Gül görüşmede 5 ana
mesaj verdi. Köşk'e çıkan heyette, Ak Parti'den Mehmet Ali
Şahin,
CHP'den
Atilla Kart, MHP'den
Faruk Bal,
Tunca Toskay ve
Oktay Öztürk ile, BDP'den
Sırrı Süreyya Önder ve
Altan Tan hazır bulundu.

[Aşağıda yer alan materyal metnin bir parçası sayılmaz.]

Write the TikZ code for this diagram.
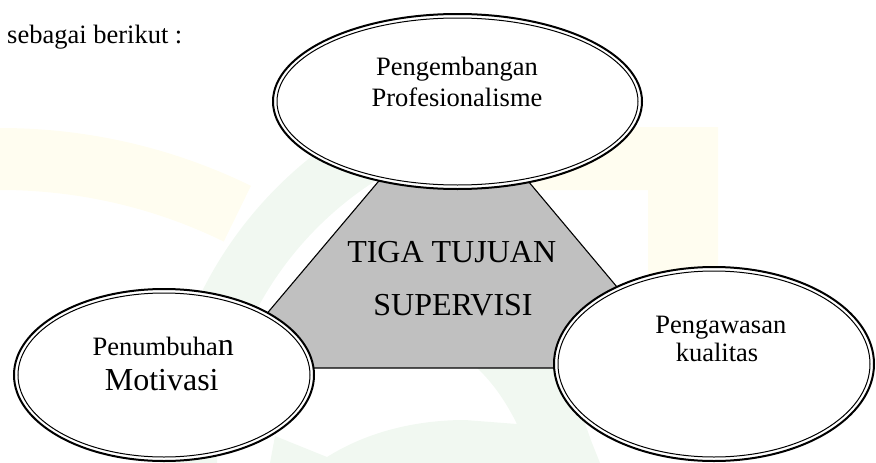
\documentclass[tikz,border=0pt]{standalone}
\usepackage{fontspec}
\setmainfont{Liberation Serif}
\usetikzlibrary{shapes.geometric}
\definecolor{wmyellow}{RGB}{255,253,240}
\definecolor{wmgreen}{RGB}{241,248,241}
\definecolor{panelgray}{RGB}{192,192,192}
\tikzset{
  ringouter/.style={ellipse, draw, line width=2pt, fill=white, inner sep=0pt},
  ringinner/.style={line width=1pt},
  lbl/.style={anchor=base, inner sep=0pt, font=\fontsize{26.5}{31}\selectfont},
  biglbl/.style={anchor=base, inner sep=0pt, font=\fontsize{32}{38}\selectfont},
}
\begin{document}
\begin{tikzpicture}[x=1pt,y=-1pt]
\useasboundingbox (0,0) rectangle (876,463);

% faint background emblem
\begin{scope}
  \clip (0,700) -- (307,71) -- (-10,-10) -- (-10,700) -- cycle;
  \fill[wmyellow, even odd rule] (0,700) circle[radius=572] (0,700) circle[radius=510];
\end{scope}
\begin{scope}
  \clip (560,470) -- (496,0) -- (-10,0) -- (-10,470) -- cycle;
  \fill[wmgreen, even odd rule] (560,470) circle[radius=400] (560,470) circle[radius=343];
\end{scope}
\fill[wmyellow] (530,127) -- (718,127) -- (718,330) -- (648,330) -- (648,190) -- (530,190) -- cycle;
\fill[wmgreen] (270,463) -- (275,436) -- (327,457)
  .. controls (370,430) and (420,420) .. (465,420) -- (517,424)
  .. controls (505,400) and (492,382) .. (477,368) -- (565,368) -- (592,443) -- (600,463) -- cycle;

% central panel
\filldraw[fill=panelgray, draw=black, line width=1.1pt]
  (405,150) -- (502,150) -- (685,368) -- (221,368) -- cycle;

% double-ringed ellipses
\node[ringouter, minimum width=369pt, minimum height=175pt] (topring) at (457.5,101.5) {};
\draw[ringinner] (topring.center) ellipse [x radius=180.5, y radius=83.5];
\node[ringouter, minimum width=300pt, minimum height=172pt] (leftring) at (164,375) {};
\draw[ringinner] (leftring.center) ellipse [x radius=146, y radius=82];
\node[ringouter, minimum width=320pt, minimum height=194pt] (rightring) at (714,364) {};
\draw[ringinner] (rightring.center) ellipse [x radius=156, y radius=93];

% texts
\node[lbl, anchor=base west] (intro) at (7,43) {sebagai berikut :};
\node[lbl] (top1) at (457,75) {Pengembangan};
\node[lbl] (top2) at (457,106) {Profesionalisme};
\node[biglbl] (mid1) at (451.7,262.3) {TIGA TUJUAN};
\node[biglbl] (mid2) at (453,315.7) {SUPERVISI};
\node[lbl] (left1) at (163.3,355.7) {Penumbuha{\fontsize{32}{38}\selectfont n}};
\node[biglbl] (left2) at (161.7,390) {Motivasi};
\node[lbl] (right1) at (720.8,333.3) {Pengawasan};
\node[lbl] (right2) at (717,361.7) {kualitas};
\end{tikzpicture}
\end{document}
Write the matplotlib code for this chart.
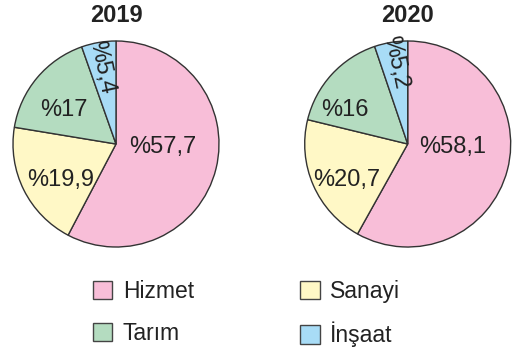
import matplotlib
matplotlib.use("Agg")
import matplotlib.pyplot as plt
from matplotlib.patches import Patch

plt.rcParams['font.family'] = ['Liberation Sans', 'DejaVu Sans']

sectors = ["Hizmet", "Sanayi", "Tarım", "İnşaat"]
years = ["2019", "2020"]
shares_2019 = [57.7, 19.9, 17, 5.4]
shares_2020 = [58.1, 20.7, 16, 5.2]
colors = ["#f8bed8", "#fff8c6", "#b4dcc0", "#a8dcf6"]

# label placement (in units of pie radius) and rotation for each slice
label_pos = {
    "2019": [(0.45, -0.03), (-0.54, -0.35), (-0.51, 0.33), (-0.14, 0.74)],
    "2020": [(0.44, -0.03), (-0.59, -0.35), (-0.61, 0.33), (-0.12, 0.79)],
}
label_rot = [0, 0, 0, -78]

W, H = 515, 349
fig = plt.figure(figsize=(W / 100, H / 100), dpi=100)

centers = [(116, 144), (407.7, 144)]
radius = 103
text_color = "#222222"


def fmt(v):
    s = ("%g" % v).replace(".", ",")
    return "%" + s


for year, vals, (cx, cy) in zip(years, [shares_2019, shares_2020], centers):
    ax = fig.add_axes([(cx - radius) / W, (H - cy - radius) / H,
                       2 * radius / W, 2 * radius / H])
    ax.pie(vals, colors=colors, startangle=90, counterclock=False,
           wedgeprops=dict(edgecolor="#333333", linewidth=1.0))
    ax.set_xlim(-1, 1)
    ax.set_ylim(-1, 1)
    ax.set_aspect("equal")
    ax.axis("off")
    for v, (lx, ly), rot in zip(vals, label_pos[year], label_rot):
        ax.text(lx, ly, fmt(v), ha="center", va="center", rotation=rot,
                fontsize=17, color=text_color)
    fig.text(cx / W, 1 - 16 / H, year, ha="center", va="center",
             fontsize=17, fontweight="bold", color=text_color)

handles = [Patch(facecolor=c, edgecolor="#444444", linewidth=1.0) for c in colors]
order = [0, 2, 1, 3]
leg = fig.legend([handles[i] for i in order], [sectors[i] for i in order],
                 ncol=2, frameon=False, fontsize=16.5,
                 loc="upper left", bbox_to_anchor=(93 / W, 1 - 280 / H),
                 handlelength=0.85, handleheight=0.85, handletextpad=0.45,
                 columnspacing=4.65, labelspacing=0.82, borderaxespad=0,
                 borderpad=0)
for t in leg.get_texts():
    t.set_color(text_color)

fig.savefig("out.png", dpi=100, facecolor="white")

Diğer 5 üye ise mazeretler bildirerek görüşmeye katılmadı. Gelişmeleri yakından takip ettiğini kaydeden Gül, “Süreci sonuna kadar destekliyorum ve desteklemeye devam edeceğim” diye konuştu.

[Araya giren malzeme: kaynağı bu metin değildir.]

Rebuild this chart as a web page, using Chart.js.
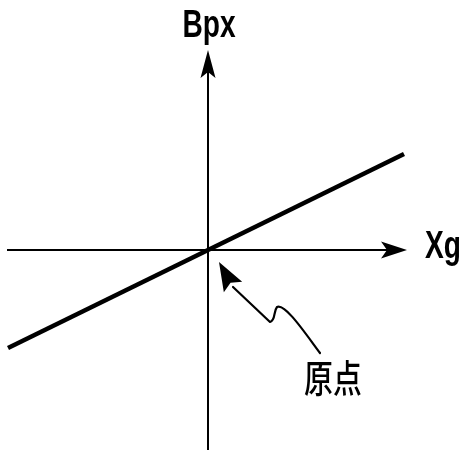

PARTİLİ CUMHURBAŞKANI: Köklü değişikliklerin bir anda gündeme getirilmesi yanlış. Toplumsal mutabakatla değerlendirilmeli.
ANAYASA: 2007'deki deneme yanlıştı. Tek parti mührüyle anayasa olmaz.
Anayasa partilerin ortak mührünü taşımalı.
LAİKLİK VURGUSU: Yeni anayasa demokratik, laik ve hukukun üstünlüğüne dayalı olmalı.
DİNLEMEDİLER: Özel Yetkili Mahkemeler kurulurken kaygılarımı ilettim ama dinletemedim.
LİDERLERE ELEŞTİRİ: Keşke liderler bir araya gelip üslup konusunda mutabakat sağlasalardı. Üslup konusunda sıkıntı var.
Türkiye'de ilk kez
iktidar ve muhalefetin bu denli geniş katılımla masaya oturduğunu ve bunun önemli bir fırsat olduğunu dile getiren CHP'li Kart, şuları söyledi: “Ancak bu süreçte de birtakım ciddi kaygılarımız var. Toplumda nefret ve ayrışma, gerginlik ortamı yükseliyor. Yeni anayasa mutlaka uzlaşma ile yapılmalı. ‘Uzlaşma olmasa da olur, ittifaklarla gideriz' denilirse,
toplum kutuplaştırılmış olur. Uzlaşma olmadan, yüzde 60 yüzde 85 destekle anayasa yapılsa ne olur? Toplumu bölerek anayasa yapılmaz.”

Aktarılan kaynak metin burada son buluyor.